A scuola di disinformazione


Analizzare giornali e video di TikTok, per parlarne insieme e capire le differenze tra un post sui social e un articolo. Ma anche imparare il funzionamento degli algoritmi di ricerca e discutere degli effetti della propaganda sponsorizzata dallo Stato attraverso meme e siti di informazione russi. In Finlandia la disinformazione si combatte anche tra i banchi di scuola, grazie all’iniziativa di docenti di tutto il Paese. Un impegno che, come riporta il New York Times, unito alle basi forti del sistema educativo nazionale porta risultati concreti: la Finlandia si è, infatti, confermata al primo posto per la quinta volta di fila tra i 41 Paesi europei in materia di resilienza alla disinformazione secondo un sondaggio pubblicato a ottobre dall’Open Society Institute di Sofia. Il fatto che il finlandese sia parlato da poche persone (circa 5,4 milioni) è certamente d’aiuto, perché fake news scritte da autori non madrelingua possono, a volte, essere identificati grazie a errori di grammatica o sintassi. Ma non basta: in Finlandia, prosegue il Times, secondo un’indagine di IRO Research il 76% della popolazione considera giornali cartacei e digitali affidabili, contro, un sondaggio di Gallup, il 34% dei cittadini statunitensi.
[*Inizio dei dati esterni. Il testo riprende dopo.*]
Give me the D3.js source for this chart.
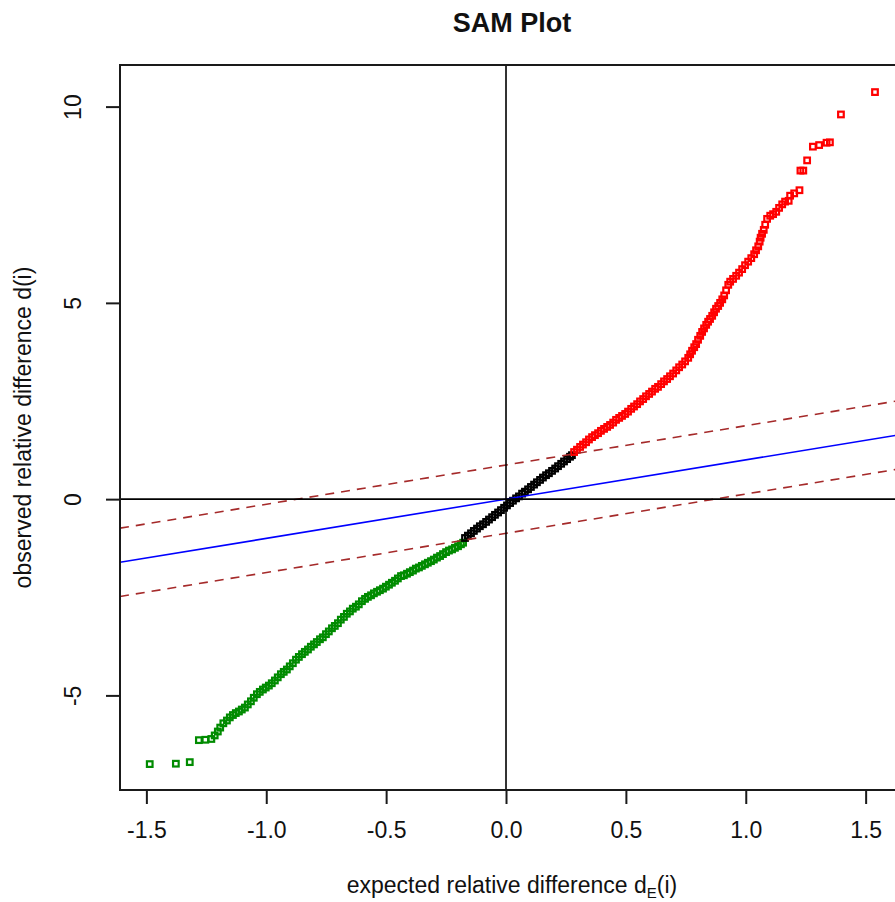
<!DOCTYPE html>
<html><head><meta charset="utf-8">
<script src="https://cdn.jsdelivr.net/npm/d3@7"></script>
<style>
body{margin:0;background:#fff;}
svg{display:block;font-family:"Liberation Sans",Arial,sans-serif;}
</style>
</head><body>
<svg id="chart" width="895" height="902"></svg>
<script>
// ---- data ----
const greenExpected = [-1.486,-1.377,-1.319,-1.281,-1.254,-1.229,-1.215,-1.202,-1.192,-1.179,
-1.164,-1.152,-1.139,-1.127,-1.114,-1.102,-1.089,-1.077,-1.064,-1.052,
-1.039,-1.027,-1.014,-1.002,-0.989,-0.977,-0.964,-0.952,-0.939,-0.927,
-0.914,-0.902,-0.889,-0.876,-0.864,-0.851,-0.839,-0.826,-0.814,-0.801,
-0.789,-0.776,-0.764,-0.751,-0.739,-0.726,-0.714,-0.701,-0.689,-0.676,
-0.664,-0.651,-0.639,-0.626,-0.614,-0.601,-0.588,-0.576,-0.563,-0.551,
-0.538,-0.526,-0.513,-0.501,-0.488,-0.476,-0.463,-0.451,-0.438,-0.426,
-0.413,-0.401,-0.388,-0.376,-0.363,-0.351,-0.338,-0.326,-0.313,-0.301,
-0.288,-0.275,-0.263,-0.250,-0.238,-0.225,-0.213,-0.200,-0.188,-0.179];
const greenObserved = [-6.75,-6.74,-6.70,-6.14,-6.13,-6.11,-6.02,-5.92,-5.82,-5.71,
-5.64,-5.56,-5.50,-5.45,-5.41,-5.36,-5.31,-5.23,-5.15,-5.06,
-4.97,-4.91,-4.85,-4.80,-4.75,-4.69,-4.62,-4.54,-4.46,-4.40,
-4.34,-4.26,-4.18,-4.09,-4.02,-3.95,-3.89,-3.83,-3.76,-3.70,
-3.64,-3.57,-3.52,-3.44,-3.37,-3.29,-3.23,-3.16,-3.07,-3.00,
-2.92,-2.86,-2.79,-2.74,-2.68,-2.60,-2.54,-2.49,-2.45,-2.40,
-2.36,-2.32,-2.28,-2.23,-2.18,-2.13,-2.08,-2.02,-1.96,-1.94,
-1.90,-1.86,-1.82,-1.77,-1.74,-1.70,-1.66,-1.62,-1.58,-1.54,
-1.49,-1.45,-1.40,-1.35,-1.31,-1.28,-1.24,-1.20,-1.15,-1.11];

const blackExpected = [-0.171,-0.159,-0.146,-0.134,-0.121,-0.109,-0.096,-0.083,-0.071,-0.058,
-0.046,-0.033,-0.021,-0.008,0.004,0.017,0.029,0.042,0.054,0.067,
0.079,0.092,0.104,0.117,0.129,0.142,0.154,0.167,0.179,0.192,
0.205,0.217,0.230,0.242,0.255,0.267,0.275];
const blackObserved = [-0.99,-0.93,-0.87,-0.81,-0.75,-0.69,-0.64,-0.58,-0.52,-0.46,
-0.40,-0.34,-0.28,-0.22,-0.16,-0.10,-0.04,0.02,0.07,0.14,
0.19,0.25,0.31,0.37,0.43,0.49,0.55,0.61,0.66,0.72,
0.78,0.84,0.90,0.96,1.02,1.08,1.12];

const redExpected = [0.284,0.296,0.309,0.321,0.334,0.346,0.359,0.371,0.384,0.396,
0.409,0.422,0.434,0.447,0.459,0.472,0.484,0.497,0.509,0.522,
0.534,0.547,0.559,0.572,0.584,0.597,0.609,0.622,0.634,0.647,
0.659,0.672,0.684,0.697,0.710,0.722,0.735,0.747,0.760,0.768,
0.776,0.785,0.793,0.801,0.810,0.818,0.826,0.835,0.843,0.851,
0.860,0.868,0.876,0.885,0.893,0.902,0.910,0.918,0.927,0.935,
0.947,0.960,0.972,0.985,0.997,1.010,1.023,1.035,1.043,1.052,
1.058,1.062,1.068,1.075,1.081,1.089,1.102,1.114,1.127,1.139,
1.152,1.164,1.179,1.185,1.202,1.224,1.228,1.240,1.256,1.280,
1.306,1.337,1.351,1.397,1.539];
const redObserved = [1.20,1.26,1.33,1.39,1.45,1.52,1.58,1.63,1.68,1.74,
1.79,1.84,1.89,1.95,2.02,2.07,2.12,2.17,2.23,2.30,
2.36,2.42,2.49,2.55,2.62,2.68,2.74,2.81,2.86,2.93,
3.00,3.06,3.13,3.20,3.28,3.36,3.43,3.51,3.60,3.69,
3.78,3.87,3.95,4.06,4.16,4.26,4.35,4.44,4.52,4.59,
4.67,4.76,4.85,4.92,5.00,5.09,5.19,5.32,5.46,5.54,
5.61,5.69,5.77,5.86,5.96,6.05,6.14,6.24,6.34,6.44,
6.56,6.66,6.76,6.86,6.99,7.14,7.22,7.26,7.32,7.42,
7.51,7.58,7.60,7.73,7.79,7.87,8.37,8.37,8.63,8.98,
9.02,9.08,9.09,9.80,10.37];

const xTicks = [-1.5,-1.0,-0.5,0.0,0.5,1.0,1.5];
const yTicks = [-5,0,5,10];
const delta = 0.87;           // half-width of the band y = x ± delta
const xDomain = [-1.61, 1.66];
const yDomain = [-7.41, 11.06];

const titleText = "SAM Plot";
const xLabelMain = "expected relative difference d";
const xLabelSub = "E";
const xLabelEnd = "(i)";
const yLabelText = "observed relative difference d(i)";

// ---- drawing ----
const svg = d3.select("#chart");
const plot = {left:120, top:65, right:904, bottom:790};
const x = d3.scaleLinear().domain(xDomain).range([plot.left, plot.right]);
const y = d3.scaleLinear().domain(yDomain).range([plot.bottom, plot.top]);

svg.append("rect").attr("width",895).attr("height",902).attr("fill","#fff");

svg.append("defs").append("clipPath").attr("id","clip")
  .append("rect").attr("x",plot.left).attr("y",plot.top)
  .attr("width",plot.right-plot.left).attr("height",plot.bottom-plot.top);

const inner = svg.append("g").attr("clip-path","url(#clip)");

const groups = [
  {ex: greenExpected, ob: greenObserved, color:"#008B00"},
  {ex: blackExpected, ob: blackObserved, color:"#000000"},
  {ex: redExpected,   ob: redObserved,   color:"#FF0000"}
];
const ms = 5.6;
groups.forEach(gr => {
  inner.append("g").selectAll("rect").data(d3.zip(gr.ex, gr.ob)).join("rect")
    .attr("x", d => x(d[0]) - ms/2)
    .attr("y", d => y(d[1]) - ms/2)
    .attr("width", ms).attr("height", ms)
    .attr("fill","none").attr("stroke", gr.color).attr("stroke-width",2.2);
});

const line = d3.line().x(d => x(d[0])).y(d => y(d[1]));
const ends = xDomain;
inner.append("path").attr("d", line(ends.map(v => [v, v])))
  .attr("stroke","#0000FF").attr("stroke-width",1.6).attr("fill","none");
[delta, -delta].forEach(dd => {
  inner.append("path").attr("d", line(ends.map(v => [v, v + dd])))
    .attr("stroke","#A52A2A").attr("stroke-width",1.6).attr("fill","none")
    .attr("stroke-dasharray","9,7");
});
inner.append("path").attr("d", line([[xDomain[0],0],[xDomain[1],0]]))
  .attr("stroke","#000").attr("stroke-width",1.6);
inner.append("path").attr("d", line([[0,yDomain[0]],[0,yDomain[1]]]))
  .attr("stroke","#000").attr("stroke-width",1.6);

// frame
svg.append("rect").attr("x",plot.left).attr("y",plot.top)
  .attr("width",plot.right-plot.left).attr("height",plot.bottom-plot.top)
  .attr("fill","none").attr("stroke","#1a1a1a").attr("stroke-width",2);

// x axis
const xAxis = svg.append("g").attr("transform",`translate(0,${plot.bottom})`)
  .call(d3.axisBottom(x).tickValues(xTicks).tickSize(14).tickSizeOuter(0)
        .tickPadding(18).tickFormat(d => d.toFixed(1)));
xAxis.select(".domain").remove();
xAxis.selectAll("line").attr("stroke","#1a1a1a").attr("stroke-width",2);
xAxis.selectAll("text").attr("font-size",23).attr("fill","#111")
  .attr("font-family","'Liberation Sans',Arial,sans-serif");

// y axis
const yAxis = svg.append("g").attr("transform",`translate(${plot.left},0)`)
  .call(d3.axisLeft(y).tickValues(yTicks).tickSize(14).tickSizeOuter(0)
        .tickFormat(d => String(d)));
yAxis.select(".domain").remove();
yAxis.selectAll("line").attr("stroke","#1a1a1a").attr("stroke-width",2);
yAxis.selectAll("text").attr("font-size",23).attr("fill","#111")
  .attr("font-family","'Liberation Sans',Arial,sans-serif")
  .attr("transform","rotate(-90)").attr("x",0).attr("y",-39).attr("dy",null)
  .attr("text-anchor","middle");

// title
svg.append("text").attr("x",(plot.left+plot.right)/2).attr("y",32)
  .attr("text-anchor","middle").attr("font-size",27).attr("font-weight","bold")
  .attr("fill","#111").text(titleText);

// x label
const xl = svg.append("text").attr("x",(plot.left+plot.right)/2).attr("y",893)
  .attr("text-anchor","middle").attr("font-size",23).attr("fill","#111");
xl.append("tspan").text(xLabelMain);
xl.append("tspan").attr("font-size",15).attr("dy",5).text(xLabelSub);
xl.append("tspan").attr("dy",-5).text(xLabelEnd);

// y label
svg.append("text").attr("transform",`translate(31,${(plot.top+plot.bottom)/2}) rotate(-90)`)
  .attr("text-anchor","middle").attr("font-size",23).attr("fill","#111").text(yLabelText);
</script>
</body></html>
Il Paese nordico ha sviluppato gli obiettivi nazionali per la media education nel 2013, per poi accelerare le proprie campagne negli anni seguenti e ampliare la platea, ora estesa anche ad altre fasce di popolazione; nelle biblioteche, infatti, anche le persone anziane possono andare a “lezione di disinformazione”. Una sensibilità coltivata negli anni che – col senno di poi – ha portato la Finlandia a arrivare preparata alla minaccia rappresentata dalla Russia, che ha diffuso fake news su argomenti come l’adesione del Paese alla NATO.